## Work to do
A verbatim copy is needed of the lines from the one containing "Clone this chart in D3.js." down to the one containing "const W = 943, H = 593;", inclusive. Print it with no pictures.

## Figure scripts
* start *

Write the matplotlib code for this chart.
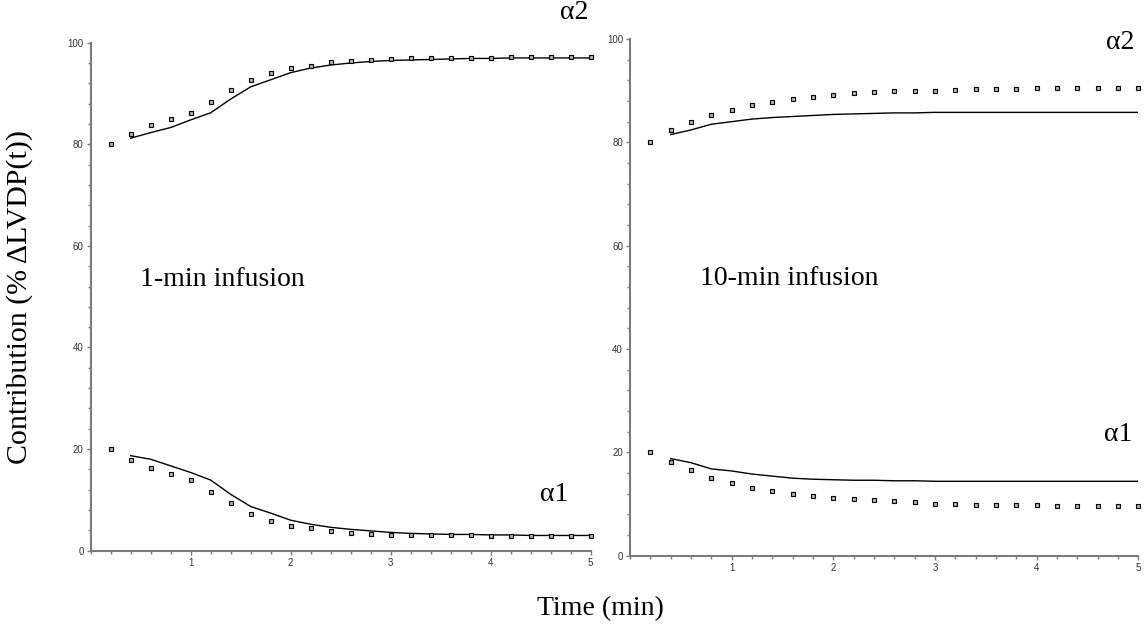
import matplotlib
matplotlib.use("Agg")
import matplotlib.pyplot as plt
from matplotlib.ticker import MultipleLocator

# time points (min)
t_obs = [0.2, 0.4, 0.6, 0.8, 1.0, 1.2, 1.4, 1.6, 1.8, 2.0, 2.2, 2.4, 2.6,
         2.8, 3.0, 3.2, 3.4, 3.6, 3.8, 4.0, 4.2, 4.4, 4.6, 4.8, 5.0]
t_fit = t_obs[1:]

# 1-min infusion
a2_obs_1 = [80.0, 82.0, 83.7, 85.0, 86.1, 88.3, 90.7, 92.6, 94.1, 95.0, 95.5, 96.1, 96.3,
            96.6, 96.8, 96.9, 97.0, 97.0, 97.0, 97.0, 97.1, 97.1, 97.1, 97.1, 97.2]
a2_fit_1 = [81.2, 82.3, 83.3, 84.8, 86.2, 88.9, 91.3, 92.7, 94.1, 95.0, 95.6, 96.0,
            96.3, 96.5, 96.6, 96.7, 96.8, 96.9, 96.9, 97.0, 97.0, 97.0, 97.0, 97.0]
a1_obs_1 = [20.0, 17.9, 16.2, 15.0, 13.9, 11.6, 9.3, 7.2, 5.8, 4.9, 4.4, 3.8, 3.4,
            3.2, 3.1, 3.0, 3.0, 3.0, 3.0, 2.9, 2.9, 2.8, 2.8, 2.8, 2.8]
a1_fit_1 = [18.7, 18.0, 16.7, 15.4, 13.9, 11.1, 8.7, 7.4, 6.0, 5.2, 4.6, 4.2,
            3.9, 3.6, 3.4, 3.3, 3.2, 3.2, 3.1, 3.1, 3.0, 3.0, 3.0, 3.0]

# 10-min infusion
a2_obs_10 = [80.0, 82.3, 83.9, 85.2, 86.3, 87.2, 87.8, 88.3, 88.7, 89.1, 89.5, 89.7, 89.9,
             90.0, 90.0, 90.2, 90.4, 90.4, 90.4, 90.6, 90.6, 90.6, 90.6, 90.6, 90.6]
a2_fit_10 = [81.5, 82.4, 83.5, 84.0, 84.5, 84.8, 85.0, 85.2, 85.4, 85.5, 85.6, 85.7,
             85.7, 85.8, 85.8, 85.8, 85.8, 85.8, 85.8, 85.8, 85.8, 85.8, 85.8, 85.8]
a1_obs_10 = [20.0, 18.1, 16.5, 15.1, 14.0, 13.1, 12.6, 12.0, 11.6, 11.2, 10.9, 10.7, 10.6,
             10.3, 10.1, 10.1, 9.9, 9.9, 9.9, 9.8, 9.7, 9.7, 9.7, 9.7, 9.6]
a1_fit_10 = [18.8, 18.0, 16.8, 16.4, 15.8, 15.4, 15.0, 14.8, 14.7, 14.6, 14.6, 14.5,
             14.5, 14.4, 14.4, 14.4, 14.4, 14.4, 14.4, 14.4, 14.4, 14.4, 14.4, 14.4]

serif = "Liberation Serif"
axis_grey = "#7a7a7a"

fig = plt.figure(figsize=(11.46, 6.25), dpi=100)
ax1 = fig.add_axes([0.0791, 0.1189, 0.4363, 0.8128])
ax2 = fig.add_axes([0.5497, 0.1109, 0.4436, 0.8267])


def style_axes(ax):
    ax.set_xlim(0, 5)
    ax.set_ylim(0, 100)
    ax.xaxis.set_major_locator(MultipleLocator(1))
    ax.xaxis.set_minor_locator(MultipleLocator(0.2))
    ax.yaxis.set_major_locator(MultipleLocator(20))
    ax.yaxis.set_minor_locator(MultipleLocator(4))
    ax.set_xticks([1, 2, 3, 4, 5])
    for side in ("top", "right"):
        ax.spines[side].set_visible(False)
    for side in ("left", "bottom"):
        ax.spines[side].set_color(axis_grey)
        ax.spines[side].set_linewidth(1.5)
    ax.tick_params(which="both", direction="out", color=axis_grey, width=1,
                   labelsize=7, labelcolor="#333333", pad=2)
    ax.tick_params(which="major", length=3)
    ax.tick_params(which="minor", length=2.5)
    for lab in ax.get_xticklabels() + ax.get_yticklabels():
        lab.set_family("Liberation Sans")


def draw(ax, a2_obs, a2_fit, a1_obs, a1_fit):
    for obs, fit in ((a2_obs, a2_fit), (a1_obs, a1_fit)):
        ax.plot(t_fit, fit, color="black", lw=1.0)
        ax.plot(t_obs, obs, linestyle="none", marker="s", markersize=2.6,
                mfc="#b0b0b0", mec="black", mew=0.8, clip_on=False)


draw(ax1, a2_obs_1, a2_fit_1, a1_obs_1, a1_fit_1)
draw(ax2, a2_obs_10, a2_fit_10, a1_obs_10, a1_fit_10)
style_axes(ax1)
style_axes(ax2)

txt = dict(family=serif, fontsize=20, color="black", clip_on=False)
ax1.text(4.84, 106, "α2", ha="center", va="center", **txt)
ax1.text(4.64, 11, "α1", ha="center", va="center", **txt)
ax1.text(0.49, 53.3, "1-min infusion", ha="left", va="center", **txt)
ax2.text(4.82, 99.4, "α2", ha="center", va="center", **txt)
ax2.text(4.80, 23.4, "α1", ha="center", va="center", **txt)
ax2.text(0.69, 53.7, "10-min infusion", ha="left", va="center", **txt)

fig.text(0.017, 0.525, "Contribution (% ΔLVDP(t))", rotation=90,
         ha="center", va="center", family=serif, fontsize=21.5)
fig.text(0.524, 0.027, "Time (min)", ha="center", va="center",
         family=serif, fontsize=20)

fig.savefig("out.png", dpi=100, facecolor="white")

* end *
* start *

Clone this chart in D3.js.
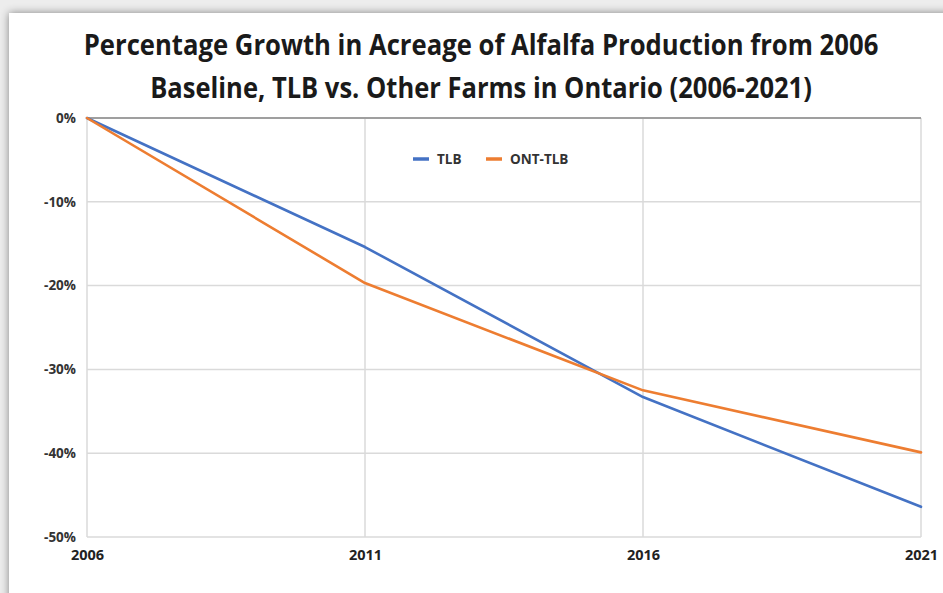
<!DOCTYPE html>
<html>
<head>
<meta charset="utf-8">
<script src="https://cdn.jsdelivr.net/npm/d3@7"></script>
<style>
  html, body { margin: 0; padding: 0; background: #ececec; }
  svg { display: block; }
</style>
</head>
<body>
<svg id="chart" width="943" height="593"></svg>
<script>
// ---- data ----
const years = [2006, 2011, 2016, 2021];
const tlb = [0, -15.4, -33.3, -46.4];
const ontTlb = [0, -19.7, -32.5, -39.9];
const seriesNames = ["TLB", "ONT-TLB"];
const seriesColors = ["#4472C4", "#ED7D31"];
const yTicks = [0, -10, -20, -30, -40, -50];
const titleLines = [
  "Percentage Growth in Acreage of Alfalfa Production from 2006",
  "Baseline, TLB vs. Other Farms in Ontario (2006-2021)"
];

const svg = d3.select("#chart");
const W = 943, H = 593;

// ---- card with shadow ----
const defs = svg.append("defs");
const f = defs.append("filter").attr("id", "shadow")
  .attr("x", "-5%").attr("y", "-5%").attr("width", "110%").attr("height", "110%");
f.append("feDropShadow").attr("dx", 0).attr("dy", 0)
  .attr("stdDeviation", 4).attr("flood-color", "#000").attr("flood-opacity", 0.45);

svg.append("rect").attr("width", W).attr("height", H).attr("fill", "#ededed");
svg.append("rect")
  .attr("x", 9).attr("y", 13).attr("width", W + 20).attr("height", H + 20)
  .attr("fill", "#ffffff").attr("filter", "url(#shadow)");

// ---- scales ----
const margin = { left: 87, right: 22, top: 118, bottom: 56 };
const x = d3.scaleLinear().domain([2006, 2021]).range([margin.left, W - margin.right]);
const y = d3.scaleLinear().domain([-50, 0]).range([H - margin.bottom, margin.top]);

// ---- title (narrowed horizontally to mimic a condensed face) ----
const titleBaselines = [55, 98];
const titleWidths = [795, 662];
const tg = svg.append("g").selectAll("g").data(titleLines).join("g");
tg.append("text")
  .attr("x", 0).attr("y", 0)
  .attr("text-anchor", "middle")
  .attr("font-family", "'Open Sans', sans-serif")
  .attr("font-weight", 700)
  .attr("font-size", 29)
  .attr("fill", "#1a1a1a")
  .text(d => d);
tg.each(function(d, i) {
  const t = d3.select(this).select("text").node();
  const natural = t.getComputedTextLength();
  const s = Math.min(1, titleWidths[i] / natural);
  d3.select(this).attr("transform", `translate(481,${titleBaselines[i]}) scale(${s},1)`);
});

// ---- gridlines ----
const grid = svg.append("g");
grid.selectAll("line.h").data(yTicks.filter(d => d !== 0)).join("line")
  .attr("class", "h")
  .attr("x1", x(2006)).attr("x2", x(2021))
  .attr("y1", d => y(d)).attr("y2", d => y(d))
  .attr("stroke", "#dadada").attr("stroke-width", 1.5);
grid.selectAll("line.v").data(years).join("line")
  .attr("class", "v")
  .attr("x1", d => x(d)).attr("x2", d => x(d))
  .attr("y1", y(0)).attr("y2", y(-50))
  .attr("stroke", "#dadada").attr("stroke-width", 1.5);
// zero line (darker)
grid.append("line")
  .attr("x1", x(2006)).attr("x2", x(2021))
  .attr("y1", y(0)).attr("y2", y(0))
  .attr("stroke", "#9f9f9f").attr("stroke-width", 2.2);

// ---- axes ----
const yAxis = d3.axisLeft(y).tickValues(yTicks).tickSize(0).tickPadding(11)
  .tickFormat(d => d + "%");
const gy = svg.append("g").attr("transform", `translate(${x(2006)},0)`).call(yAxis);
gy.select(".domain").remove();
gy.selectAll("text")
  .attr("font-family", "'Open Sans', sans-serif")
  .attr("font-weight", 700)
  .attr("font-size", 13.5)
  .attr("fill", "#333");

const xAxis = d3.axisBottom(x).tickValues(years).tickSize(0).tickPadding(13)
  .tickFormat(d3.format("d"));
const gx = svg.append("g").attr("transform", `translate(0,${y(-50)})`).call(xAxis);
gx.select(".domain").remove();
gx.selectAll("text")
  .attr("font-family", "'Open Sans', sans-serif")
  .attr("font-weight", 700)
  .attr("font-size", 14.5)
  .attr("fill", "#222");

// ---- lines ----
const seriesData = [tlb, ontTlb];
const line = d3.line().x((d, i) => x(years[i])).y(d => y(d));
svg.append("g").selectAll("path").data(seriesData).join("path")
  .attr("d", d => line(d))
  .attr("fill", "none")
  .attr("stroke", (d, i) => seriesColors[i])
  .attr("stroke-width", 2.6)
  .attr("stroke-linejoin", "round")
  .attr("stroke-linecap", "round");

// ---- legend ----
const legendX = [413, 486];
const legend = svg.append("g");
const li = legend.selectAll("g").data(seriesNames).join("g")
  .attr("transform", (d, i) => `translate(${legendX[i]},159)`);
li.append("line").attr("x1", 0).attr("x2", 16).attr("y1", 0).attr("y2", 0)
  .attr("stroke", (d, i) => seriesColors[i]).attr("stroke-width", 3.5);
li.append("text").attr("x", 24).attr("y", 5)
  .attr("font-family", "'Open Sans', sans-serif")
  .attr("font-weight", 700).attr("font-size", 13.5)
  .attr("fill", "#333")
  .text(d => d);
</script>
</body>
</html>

* end *

## Response to the exercise
Clone this chart in D3.js.
<!DOCTYPE html>
<html>
<head>
<meta charset="utf-8">
<script src="https://cdn.jsdelivr.net/npm/d3@7"></script>
<style>
  html, body { margin: 0; padding: 0; background: #ececec; }
  svg { display: block; }
</style>
</head>
<body>
<svg id="chart" width="943" height="593"></svg>
<script>
// ---- data ----
const years = [2006, 2011, 2016, 2021];
const tlb = [0, -15.4, -33.3, -46.4];
const ontTlb = [0, -19.7, -32.5, -39.9];
const seriesNames = ["TLB", "ONT-TLB"];
const seriesColors = ["#4472C4", "#ED7D31"];
const yTicks = [0, -10, -20, -30, -40, -50];
const titleLines = [
  "Percentage Growth in Acreage of Alfalfa Production from 2006",
  "Baseline, TLB vs. Other Farms in Ontario (2006-2021)"
];

const svg = d3.select("#chart");
const W = 943, H = 593;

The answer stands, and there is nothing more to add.